Write out exactly, please, every line from the beginning of the entries to the line holding "164, bottom: 120", and no pictures.

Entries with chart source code
* START *
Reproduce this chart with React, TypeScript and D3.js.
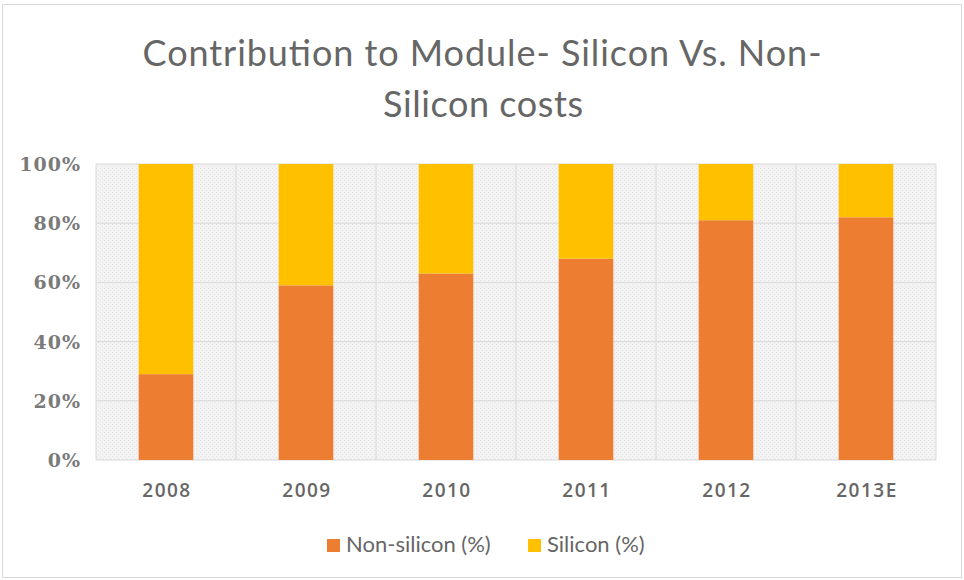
import React from "react";
import * as d3 from "d3";

const categories = ["2008", "2009", "2010", "2011", "2012", "2013E"];
const nonSilicon = [29, 59, 63, 68, 81, 82];
const silicon = [71, 41, 37, 32, 19, 18];
const yTicks = [0, 20, 40, 60, 80, 100];
const seriesNames = ["Non-silicon (%)", "Silicon (%)"];
const colors = ["#ED7D31", "#FFC000"];

const W = 964;
const H = 580;
const m = { left: 96, right: 28, top: 164, bottom: 120 };

export default function App() {
  const x = d3
    .scaleBand<string>()
    .domain(categories)
    .range([m.left, W - m.right])
    .paddingInner(0.61)
    .paddingOuter(0.305);
  const xb = d3.scaleBand<string>().domain(categories).range([m.left, W - m.right]);
  const y = d3.scaleLinear().domain([0, 100]).range([H - m.bottom, m.top]);
  const stacked = d3
    .stack<number>()
    .keys(["0", "1"])
    .value((i, k) => (k === "0" ? nonSilicon[i] : silicon[i]))(
    categories.map((_, i) => i)
  );
  const serif = "'DejaVu Serif', 'Liberation Serif', serif";
  const sans = "Lato, 'Open Sans', sans-serif";
  return (
    <svg width={W} height={H} style={{ position: "absolute", left: 0, top: 0 }}>
      <defs>
        <pattern id="hatch" width="4" height="4" patternUnits="userSpaceOnUse">
          <rect width="4" height="4" fill="#f3f3f3" />
          <rect width="1" height="1" fill="#e4e4e4" />
          <rect x="2" y="2" width="1" height="1" fill="#e4e4e4" />
        </pattern>
      </defs>
      <rect x={0} y={0} width={W} height={H} fill="#fff" />
      <rect x={2.5} y={4.5} width={W - 5} height={H - 7} fill="#fff" stroke="#d9d9d9" />
      <text
        x={482}
        y={66}
        textAnchor="middle"
        fontFamily={sans}
        fontSize={36}
        fill="#666"
        textLength={679}
        lengthAdjust="spacing"
      >
        Contribution to Module- Silicon Vs. Non-
      </text>
      <text
        x={483}
        y={117}
        textAnchor="middle"
        fontFamily={sans}
        fontSize={36}
        fill="#666"
        textLength={200}
        lengthAdjust="spacing"
      >
        Silicon costs
      </text>
      <rect
        x={m.left}
        y={m.top}
        width={W - m.left - m.right}
        height={H - m.top - m.bottom}
        fill="url(#hatch)"
      />
      {yTicks.map((t) => (
        <g key={t}>
          <line x1={m.left} x2={W - m.right} y1={y(t)} y2={y(t)} stroke="#d9d9d9" />
          <text
            x={81}
            y={y(t) + 7}
            textAnchor="end"
            fontFamily={serif}
            fontSize={19}
            fontWeight={600}
            letterSpacing={1}
            fill="#7a7a7a"
          >
            {t}%
          </text>
        </g>
      ))}
      {categories.map((c) => (
        <line
          key={"v" + c}
          x1={xb(c)!}
          x2={xb(c)!}
          y1={m.top}
          y2={H - m.bottom}
          stroke="#d9d9d9"
        />
      ))}
      <line x1={W - m.right} x2={W - m.right} y1={m.top} y2={H - m.bottom} stroke="#d9d9d9" />
      {stacked.map((s, si) =>
        s.map((d, i) => (
          <rect
            key={si + "-" + i}
            x={x(categories[i])!}
            width={x.bandwidth()}
            y={y(d[1])}
            height={y(d[0]) - y(d[1])}
            fill={colors[si]}
          />
        ))
      )}
      {categories.map((c) => (
        <text
          key={"l" + c}
          x={xb(c)! + xb.bandwidth() / 2 + 1}
          y={497}
          textAnchor="middle"
          fontFamily="'Open Sans', sans-serif"
          fontSize={19}
          fontWeight={600}
          letterSpacing={1.5}
          fill="#666"
        >
          {c}
        </text>
      ))}
      {seriesNames.map((n, i) => {
        const lx = i === 0 ? 327 : 528;
        return (
          <g key={n}>
            <rect x={lx} y={539} width={13} height={13} fill={colors[i]} />
            <text x={lx + 19} y={552} fontFamily={sans} fontSize={22} fill="#666">
              {n}
            </text>
          </g>
        );
      })}
    </svg>
  );
}
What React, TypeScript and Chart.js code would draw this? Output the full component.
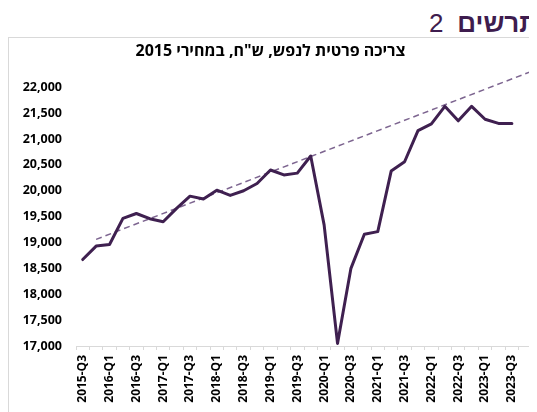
import React, { useEffect, useRef } from "react";
import { Chart, registerables } from "chart.js";

Chart.register(...registerables);

const headerWord = "תרשים";
const headerNumber = "2";
const chartTitle = 'צריכה פרטית לנפש, ש"ח, במחירי 2015';

const categories = [
  "2015-Q3", "2015-Q4", "2016-Q1", "2016-Q2", "2016-Q3", "2016-Q4",
  "2017-Q1", "2017-Q2", "2017-Q3", "2017-Q4", "2018-Q1", "2018-Q2",
  "2018-Q3", "2018-Q4", "2019-Q1", "2019-Q2", "2019-Q3", "2019-Q4",
  "2020-Q1", "2020-Q2", "2020-Q3", "2020-Q4", "2021-Q1", "2021-Q2",
  "2021-Q3", "2021-Q4", "2022-Q1", "2022-Q2", "2022-Q3", "2022-Q4",
  "2023-Q1", "2023-Q2", "2023-Q3", "2023-Q4",
];

const consumption = [
  18670, 18930, 18960, 19465, 19560, 19460,
  19400, 19660, 19895, 19840, 20010, 19910,
  20000, 20140, 20400, 20305, 20340, 20670,
  19340, 17050, 18500, 19160, 19210, 20380,
  20560, 21160, 21290, 21630, 21350, 21630,
  21380, 21300, 21300,
];

const trendX = [1, 34];
const trendY = [19060, 22360];

const yMin = 17000;
const yMax = 22000;
const yStep = 500;

const FONT = "'Open Sans', 'DejaVu Sans', sans-serif";

export default function App() {
  const canvasRef = useRef<HTMLCanvasElement | null>(null);

  useEffect(() => {
    if (!canvasRef.current) return;
    const chart = new Chart(canvasRef.current, {
      type: "line",
      data: {
        datasets: [
          {
            label: "consumption",
            data: consumption.map((v, i) => ({ x: i, y: v })),
            borderColor: "#3f2050",
            borderWidth: 3,
            pointRadius: 0,
            borderJoinStyle: "round",
            borderCapStyle: "round",
            tension: 0,
            fill: false,
          },
          {
            label: "trend",
            data: trendX.map((x, i) => ({ x, y: trendY[i] })),
            borderColor: "#7d6590",
            borderWidth: 1.5,
            borderDash: [6, 4],
            pointRadius: 0,
            tension: 0,
            fill: false,
            clip: false as any,
          },
        ],
      },
      options: {
        animation: false,
        responsive: true,
        maintainAspectRatio: false,
        layout: { padding: { left: 0, right: 29, top: 0, bottom: 0 } },
        plugins: {
          legend: { display: false },
          tooltip: { enabled: false },
          title: {
            display: true,
            text: chartTitle,
            color: "#000000",
            font: { family: FONT, size: 16, weight: "bold" },
            padding: { top: 4, bottom: 26 },
          },
        },
        scales: {
          x: {
            type: "linear",
            min: -0.5,
            max: categories.length - 0.5,
            afterBuildTicks: (scale: any) => {
              scale.ticks = categories.map((_, i) => ({ value: i }));
            },
            afterFit: (scale: any) => {
              scale.height = 66;
            },
            grid: {
              display: true,
              drawOnChartArea: false,
              drawTicks: true,
              tickLength: 4,
              offset: true,
              color: "#d9d9d9",
            },
            border: { display: true, color: "#d9d9d9", width: 1 },
            ticks: {
              autoSkip: false,
              minRotation: 90,
              maxRotation: 90,
              padding: 5,
              color: "#000000",
              font: { family: FONT, size: 12, weight: "bold" },
              callback: (_v: any, index: number) =>
                index % 2 === 0 ? categories[index] : "",
            },
          },
          y: {
            min: yMin,
            max: yMax,
            afterFit: (scale: any) => {
              scale.width = 67;
            },
            grid: { display: false, drawTicks: false },
            border: { display: false },
            ticks: {
              stepSize: yStep,
              padding: 14,
              color: "#000000",
              font: { family: FONT, size: 12.5, weight: "bold" },
              callback: (v: any) => Number(v).toLocaleString("en-US"),
            },
          },
        },
      },
    });
    return () => chart.destroy();
  }, []);

  return (
    <div
      style={{
        position: "relative",
        width: 529,
        height: 404,
        overflow: "hidden",
      }}
    >
      <div
        dir="rtl"
        style={{
          position: "absolute",
          right: -1,
          top: 2,
          fontFamily: "'Liberation Sans', Arial, 'DejaVu Sans', sans-serif",
          fontSize: 26,
          lineHeight: "26px",
          color: "#3e1c4e",
          whiteSpace: "nowrap",
        }}
      >
        <span style={{ fontWeight: "bold" }}>{headerWord}</span>
        <span style={{ marginRight: 14 }}>{headerNumber}</span>
      </div>
      <div
        style={{
          position: "absolute",
          left: 0,
          top: 29,
          width: 600,
          height: 500,
          border: "1px solid #d9d9d9",
          background: "#ffffff",
        }}
      >
        <div style={{ position: "absolute", left: 0, top: 0, width: 552, height: 374 }}>
          <canvas ref={canvasRef} />
        </div>
      </div>
    </div>
  );
}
* END *
**Task output**:
Reproduce this chart with React, TypeScript and D3.js.
import React from "react";
import * as d3 from "d3";

const categories = ["2008", "2009", "2010", "2011", "2012", "2013E"];
const nonSilicon = [29, 59, 63, 68, 81, 82];
const silicon = [71, 41, 37, 32, 19, 18];
const yTicks = [0, 20, 40, 60, 80, 100];
const seriesNames = ["Non-silicon (%)", "Silicon (%)"];
const colors = ["#ED7D31", "#FFC000"];

const W = 964;
const H = 580;
const m = { left: 96, right: 28, top: 164, bottom: 120 };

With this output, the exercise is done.